- Location: Formerly at 086 Carlisle Pike in Silver Spring Township, Pennsylvania
- Coordinates: 40°13′58″N 77°6′18″W﻿ / ﻿40.23278°N 77.10500°W
- Built: 1780
- Demolished: 2017

= James Bell Tavern =

The James Bell Tavern, also known as Stone House Auto Sales, was a historic building in Cumberland County, Pennsylvania that was the site of a significant Anti-Federalist Party meeting in 1788. Built sometime after 1744, it was located at 7086 Carlisle Pike in Silver Spring Township, Pennsylvania, prior to its demolition in 2017.

==History==
Built sometime after 1744 as a residence for James Bell and a tavern operated by him, the house was nicknamed "The Rattlesnake" by Bell.

The James Bell Tavern was the site of the Stony Ridge Convention of the Anti-Federalist Party on July 3, 1788. Converted into different business space in later years, it ultimately became the headquarters of Stone House Auto Sales.

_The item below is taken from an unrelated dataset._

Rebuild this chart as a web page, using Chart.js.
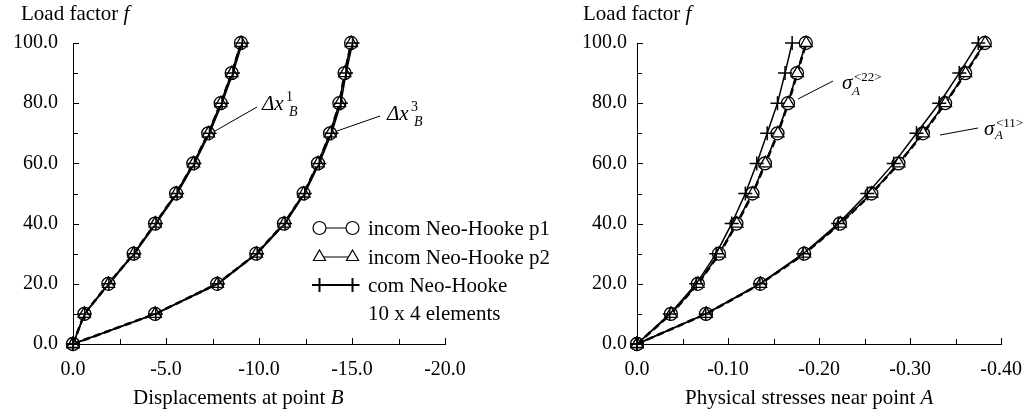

Partially demolished in early 2016, it became the subject of a conservation attempt by historic preservationists, resulting in the temporary cessation of demolition work. When those efforts subsequently failed, demolition resumed, and was completed in March 2017.

In April 2017, the Pennsylvania Historical and Museum Commission approved a historical marker for the site.